After a brief trek out to Bear Lake, we found a good location to hone our sledding skills. Some of the Leapsters were more successful than others, but everyone had a smile on their face, even when they fell.
Our last goal for the day was to photograph the sun as it slipped behind the mountains from across frozen Lake Sprague. Although we barely missed the sunset, we were still fortunate enough to witness some of its vivid colors behind the mountains, and Professor Yawn showed us all how to capture them with a camera even in low light.
Without a doubt, the Ambassadors agreed that the spectacular views of the mountains were their favorite part of this trip. That magical moment would forever be imprinted in our heads.
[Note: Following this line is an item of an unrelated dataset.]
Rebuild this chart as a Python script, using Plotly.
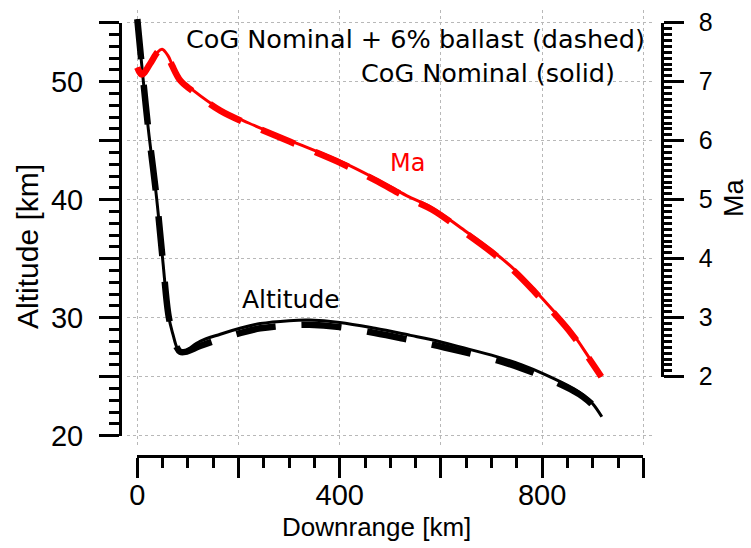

In The Mediterranean by Christina Perez
Ravenous after our time spent traipsing around “RoMo” National Park, we decided to pass through a new city to try a new place for dinner. A town of about 108,090, Boulder is home to the University of Colorado, Boulder.
Christina, surprisingly, picked out a Mediterranean place for dinner. It was called “The Mediterranean” or “The Med” for short and it is in the heart of downtown Boulder.
Although we weren’t dressed appropriately for a nicer restaurant they accommodated us without batting an eye. We began our meal by sampling several of their tasty tapas including Burrata Caprese, Ratatouille, Falafel, Baba Ganouj.
Our entrée, Paella, was served family style so we all shared the Spanish dish. Paella is traditionally cooked with a variety of different meats and seafoods in one dish, and ours consisted of chicken, shrimp, muscles, chorizo, and clams over Spanish rice.
While we finished up dinner we celebrated the success of one of our own. Karla, a senior LEAP Ambassador, had just received her first acceptance letter to law school earlier in the afternoon!
We left Boulder with big smiles and full hearts ready to make the most of the second half of our ten-day trip.